John Thompson Jr., Georgetown’s former head basketball coach, keeps a local Boys & Girls Club from closing with a gift of more than $40,000.
John Thompson Jr., Georgetown’s former head basketball coach, saved a local Boys & Girls Club from closing over the weekend, according to a report by NBC4.
Reporter Shomari Stone reported this past Friday that Thompson, whose son John Thompson III is the current head basketball coach at Georgetown, gave $42,500 to the organization’s Butler-Wyatt Clubhouse on M Street to keep it open for another three months.
NBC4 had previously reported that the club, in operation for the last four decades, was $250,000 in debt and would close this past Saturday.
“My grandson saw your story, in fact my grandson called me up this morning and told me the club was in danger of closing,” Thompson told Stone.

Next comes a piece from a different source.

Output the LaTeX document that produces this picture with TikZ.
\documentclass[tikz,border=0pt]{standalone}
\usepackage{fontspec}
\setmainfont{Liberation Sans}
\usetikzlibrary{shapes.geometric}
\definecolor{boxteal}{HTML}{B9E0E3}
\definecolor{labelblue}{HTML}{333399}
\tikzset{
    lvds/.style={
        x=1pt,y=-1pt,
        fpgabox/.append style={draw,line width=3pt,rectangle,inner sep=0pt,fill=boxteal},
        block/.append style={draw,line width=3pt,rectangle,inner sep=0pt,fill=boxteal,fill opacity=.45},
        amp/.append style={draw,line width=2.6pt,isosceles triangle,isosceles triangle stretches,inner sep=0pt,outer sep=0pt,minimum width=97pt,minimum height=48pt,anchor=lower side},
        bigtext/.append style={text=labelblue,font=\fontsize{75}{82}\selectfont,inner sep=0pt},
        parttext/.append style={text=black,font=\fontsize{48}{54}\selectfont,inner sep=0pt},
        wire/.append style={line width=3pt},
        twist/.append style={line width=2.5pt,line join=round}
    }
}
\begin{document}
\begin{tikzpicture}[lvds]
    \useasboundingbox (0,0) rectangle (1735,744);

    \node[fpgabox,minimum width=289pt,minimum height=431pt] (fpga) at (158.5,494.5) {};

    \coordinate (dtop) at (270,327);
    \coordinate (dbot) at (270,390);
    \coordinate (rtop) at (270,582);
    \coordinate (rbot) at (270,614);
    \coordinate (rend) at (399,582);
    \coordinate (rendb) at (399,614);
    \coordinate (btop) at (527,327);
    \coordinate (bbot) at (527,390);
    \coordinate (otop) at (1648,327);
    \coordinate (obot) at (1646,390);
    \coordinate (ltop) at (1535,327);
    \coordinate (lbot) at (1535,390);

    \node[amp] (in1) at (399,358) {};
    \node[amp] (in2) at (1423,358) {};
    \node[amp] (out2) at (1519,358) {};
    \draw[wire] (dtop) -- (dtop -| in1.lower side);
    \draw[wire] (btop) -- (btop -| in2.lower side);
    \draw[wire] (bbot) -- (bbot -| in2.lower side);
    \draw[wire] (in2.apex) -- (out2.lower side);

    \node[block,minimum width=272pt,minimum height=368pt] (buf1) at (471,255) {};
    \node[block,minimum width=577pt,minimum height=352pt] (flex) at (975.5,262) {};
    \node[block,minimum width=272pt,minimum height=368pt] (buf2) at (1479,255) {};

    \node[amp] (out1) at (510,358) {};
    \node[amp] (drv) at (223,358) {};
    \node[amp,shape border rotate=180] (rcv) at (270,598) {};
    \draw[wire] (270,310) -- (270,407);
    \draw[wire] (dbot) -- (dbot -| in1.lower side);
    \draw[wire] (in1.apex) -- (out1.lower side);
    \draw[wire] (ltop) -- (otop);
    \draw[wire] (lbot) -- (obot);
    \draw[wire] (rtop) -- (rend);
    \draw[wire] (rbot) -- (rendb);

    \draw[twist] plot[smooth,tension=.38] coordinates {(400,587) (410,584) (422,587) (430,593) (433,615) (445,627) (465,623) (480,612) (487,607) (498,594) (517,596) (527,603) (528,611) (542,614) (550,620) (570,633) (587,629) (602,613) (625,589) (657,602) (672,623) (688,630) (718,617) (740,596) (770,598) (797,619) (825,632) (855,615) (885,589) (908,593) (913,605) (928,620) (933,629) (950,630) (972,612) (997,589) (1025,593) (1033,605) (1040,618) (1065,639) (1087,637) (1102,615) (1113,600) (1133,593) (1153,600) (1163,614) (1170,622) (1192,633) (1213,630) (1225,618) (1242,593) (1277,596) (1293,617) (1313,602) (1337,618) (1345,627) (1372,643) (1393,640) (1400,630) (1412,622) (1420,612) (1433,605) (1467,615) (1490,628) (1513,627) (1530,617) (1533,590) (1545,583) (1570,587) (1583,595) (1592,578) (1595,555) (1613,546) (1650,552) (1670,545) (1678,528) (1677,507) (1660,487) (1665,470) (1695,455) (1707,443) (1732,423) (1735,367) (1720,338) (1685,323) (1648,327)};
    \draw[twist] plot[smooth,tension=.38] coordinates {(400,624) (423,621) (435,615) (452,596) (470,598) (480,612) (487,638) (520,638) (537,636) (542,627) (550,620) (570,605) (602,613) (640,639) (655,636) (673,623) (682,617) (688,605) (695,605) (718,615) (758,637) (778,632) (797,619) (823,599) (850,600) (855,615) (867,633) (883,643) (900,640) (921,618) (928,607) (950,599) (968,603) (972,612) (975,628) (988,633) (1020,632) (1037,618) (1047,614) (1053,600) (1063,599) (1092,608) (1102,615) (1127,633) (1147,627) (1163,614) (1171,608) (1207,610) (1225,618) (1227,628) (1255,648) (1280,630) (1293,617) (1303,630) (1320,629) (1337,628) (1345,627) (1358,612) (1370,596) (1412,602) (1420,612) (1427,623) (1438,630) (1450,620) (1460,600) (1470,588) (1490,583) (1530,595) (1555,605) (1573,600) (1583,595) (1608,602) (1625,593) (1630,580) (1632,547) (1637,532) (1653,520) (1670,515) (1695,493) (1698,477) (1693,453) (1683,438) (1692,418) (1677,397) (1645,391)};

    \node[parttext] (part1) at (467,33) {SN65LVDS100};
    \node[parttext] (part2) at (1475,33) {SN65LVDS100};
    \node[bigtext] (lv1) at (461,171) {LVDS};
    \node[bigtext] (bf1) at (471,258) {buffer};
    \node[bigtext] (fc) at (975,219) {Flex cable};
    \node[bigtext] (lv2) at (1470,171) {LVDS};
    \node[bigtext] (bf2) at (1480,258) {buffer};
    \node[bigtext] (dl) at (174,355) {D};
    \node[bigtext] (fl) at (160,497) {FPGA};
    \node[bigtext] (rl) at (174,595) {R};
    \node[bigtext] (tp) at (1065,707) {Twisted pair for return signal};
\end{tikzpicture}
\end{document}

When asked why the club is important to him, Thompson said, “It’s important to me for a lot of reasons … as a kid I played there, my sons played there and now my grandsons play there. …You need guidance and you need people who are there.”
According to the Boys & Girls Club of Greater Washington’s website, the organization’s many clubs, in partnership with the Metropolitan Police Department, provide youths age 5 to 18 with “high-impact, affordable programs and caring adult mentorship to keep kids on the path to great futures, emphasizing academic success, good character and citizenship, and healthy lifestyles.”
Sports and many other activities are provided at the clubs.
John Thompson Foundation
After Thompson’s gift, NBC4 reported that a real estate developer had matched the donation.
John Thompson Jr., now a professional radio and TV sports commentator, became the first African-American head coach to win a major collegiate championship, when he captured the NCAA Men’s Division I title in 1984.
He created the John Thompson Foundation in 2000 to “help improve the quality of life for disadvantaged children within the District of Columbia and other communities,” according to the foundation’s website.